Before resuming normal week-by-week league life, I made an adjustment to the First XI. Bradley has shown enough quality to convince me that he should replace Muntari as my automatic first-choice DMF.

I was repaid for my faith in Bradley in his first full game in the First XI. I took on Sunderland - my old enemy - and beat them 4-2.

Bradley really does have it all. Strength, balance, shooting. And a nice dribble too. It really is an easy PES year when routinely even I am going on runs like this, and scoring with a few of them:

I want to finish the season in the top 6 at the very least. The top 2 would be a bonus. I think Manchester United are too far ahead of me to catch them now. There are ten games left and 30 points to play for, though, so anything is possible. I need to win all or most of my remaining games and hope that Man Yoo lose enough of theirs to let me catch up. That almost never happens in PES, though. The teams at the top tend to stick there until the end.

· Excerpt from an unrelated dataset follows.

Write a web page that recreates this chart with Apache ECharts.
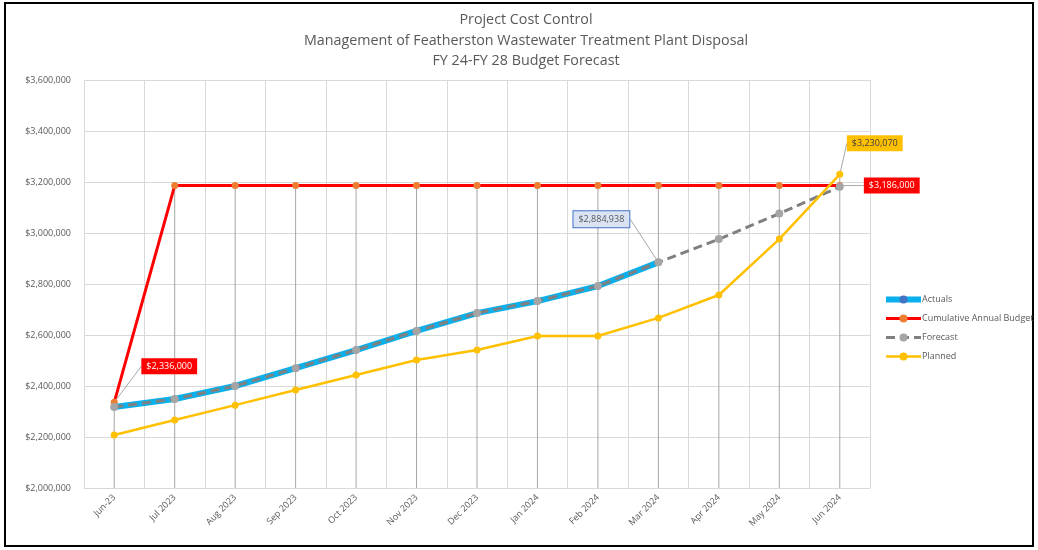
<!DOCTYPE html>
<html><head><meta charset="utf-8">
<script src="https://cdn.jsdelivr.net/npm/echarts@6/dist/echarts.min.js"></script>
<style>html,body{margin:0;padding:0;background:#fff}#c{width:1038px;height:550px}</style>
</head><body><div id="c"></div>
<script>
const categories = ['Jun-23','Jul 2023','Aug 2023','Sep 2023','Oct 2023','Nov 2023','Dec 2023','Jan 2024','Feb 2024','Mar 2024','Apr 2024','May 2024','Jun 2024'];
const actuals = [2318000,2349000,2400000,2470000,2541000,2616000,2686000,2733000,2792000,2884938,null,null,null];
const budget = [2336000,3186000,3186000,3186000,3186000,3186000,3186000,3186000,3186000,3186000,3186000,3186000,3186000];
const forecast = [2318000,2349000,2400000,2470000,2541000,2616000,2686000,2733000,2792000,2884938,2976000,3076000,3181000];
const planned = [2208000,2267000,2325000,2384000,2443000,2502000,2541000,2596000,2596000,2667000,2757000,2976000,3230070];
const yTicks = {min:2000000, max:3600000, step:200000};

const fmt = v => '$' + Math.round(v).toLocaleString('en-US');
const font = '"Open Sans", sans-serif';
const grey = '#595959';

function withLabels(arr, idxs, style) {
  return arr.map((v,i) => idxs.includes(i) ? {value:v, label:Object.assign({show:true, formatter: p => fmt(p.value)}, style)} : v);
}
const redLbl = {backgroundColor:'#FF0000', color:'#fff', padding:[4,5,3,5], fontSize:9, fontFamily:font, position:'inside'};

const drops = categories.map((c,i) => [i, Math.max(...[actuals[i],budget[i],forecast[i],planned[i]].filter(v=>v!=null))]);

const chart = echarts.init(document.getElementById('c'));
chart.setOption({
  animation:false,
  title:{text:'Project Cost Control\nManagement of Featherston Wastewater Treatment Plant Disposal\nFY 24-FY 28 Budget Forecast',
    left:521, textAlign:'center', top:5,
    textStyle:{fontFamily:font, fontSize:14.3, fontWeight:'normal', color:grey, lineHeight:20.5}},
  grid:{left:84, right:168, top:80, bottom:62},
  legend:{orient:'vertical', left:878, top:290, itemWidth:35, itemHeight:10, itemGap:10,
    lineStyle:{width:'inherit'},
    data:['Actuals','Cumulative Annual Budget','Forecast','Planned'],
    textStyle:{fontFamily:font, fontSize:9, color:grey, padding:[0,0,0,-4]}},
  xAxis:{type:'category', data:categories, boundaryGap:true,
    axisLine:{lineStyle:{color:'#D9D9D9'}}, axisTick:{show:false},
    splitLine:{show:true, lineStyle:{color:'#D9D9D9'}},
    axisLabel:{rotate:45, fontFamily:font, fontSize:9, color:grey, margin:8, interval:0}},
  yAxis:{type:'value', min:yTicks.min, max:yTicks.max, interval:yTicks.step,
    axisLine:{show:false}, axisTick:{show:false},
    splitLine:{lineStyle:{color:'#D9D9D9'}},
    axisLabel:{formatter:fmt, fontFamily:font, fontSize:9, color:grey, margin:13}},
  series:[
    {type:'custom', name:'drop', silent:true, z:1, data:drops,
      renderItem:(params, api) => {
        const t = api.coord([api.value(0), api.value(1)]);
        const b = api.coord([api.value(0), yTicks.min]);
        return {type:'line', shape:{x1:t[0],y1:t[1],x2:b[0],y2:b[1]}, style:{stroke:'#A6A6A6', lineWidth:1}};
      }},
    {type:'line', name:'Actuals', z:3, data:withLabels(actuals,[9],{backgroundColor:'#DAE3F3', borderColor:'#4472C4', borderWidth:1, color:grey, padding:[4,5,3,5], fontSize:9, fontFamily:font, position:'inside'}),
      lineStyle:{color:'#0AB0EC', width:6}, itemStyle:{color:'#4472C4'}, symbol:'circle', symbolSize:7, showSymbol:true,
      labelLayout:p => ({dx:-57, dy:-43}), labelLine:{show:true, lineStyle:{color:'#A6A6A6', width:1}}},
    {type:'line', name:'Cumulative Annual Budget', z:4, data:withLabels(budget,[0,12],redLbl),
      lineStyle:{color:'#FF0000', width:3}, itemStyle:{color:'#ED7D31'}, symbol:'circle', symbolSize:7,
      labelLayout:p => p.dataIndex===0 ? {dx:55, dy:-36} : {dx:52, dy:0},
      labelLine:{show:true, lineStyle:{color:'#A6A6A6', width:1}}},
    {type:'line', name:'Forecast', z:5, data:forecast,
      lineStyle:{color:'#808080', width:3, type:[9,5]}, itemStyle:{color:'#A5A5A5'}, symbol:'circle', symbolSize:8},
    {type:'line', name:'Planned', z:6, data:withLabels(planned,[12],{backgroundColor:'#FFC000', color:'#404040', padding:[4,5,3,5], fontSize:9, fontFamily:font, position:'inside'}),
      lineStyle:{color:'#FFC000', width:2.5}, itemStyle:{color:'#FFC000'}, symbol:'circle', symbolSize:7,
      labelLayout:p => ({dx:35, dy:-31}), labelLine:{show:true, lineStyle:{color:'#A6A6A6', width:1}}}
  ],
  graphic:[{type:'rect', shape:{x:5, y:3, width:1028, height:543}, style:{fill:'none', stroke:'#000', lineWidth:2}, silent:true}]
});
</script></body></html>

I picked up a couple of 1-0 wins, including a valuable one against the team just beneath me in the table, Liverpool. The winner was a nice diving header by Schwarz from a decent cross by Braafheid.

I’m really glad now that I didn’t get rid of Braafheid in the mid-season negotiations. Pacy SBs who can launch dangerous raids down the wings - and also defend a bit - are hard to come by. And I have two. Guimaraes over on the right side continues to grow into a monster of a player. I keep going on about Schwarz, but Guimaraes has been another success story from the pool of young talent that I assembled back in my first couple of otherwise disastrous seasons.

I’m up to third now and should hold steady until the end of the season. It looks like I’ll be playing at the top European table next season. I’m 9 points ahead of the team in 7th place, and I have a superior goal difference to anyone else in the Division.

I’ve scored 54 goals in 28 games this season. Only Man Utd are anywhere near me in terms of goals scored. However, my goals conceded total is among the very worst - only the teams down in the relegation zone have conceded more. Lucky for me I found my shooting boots this season.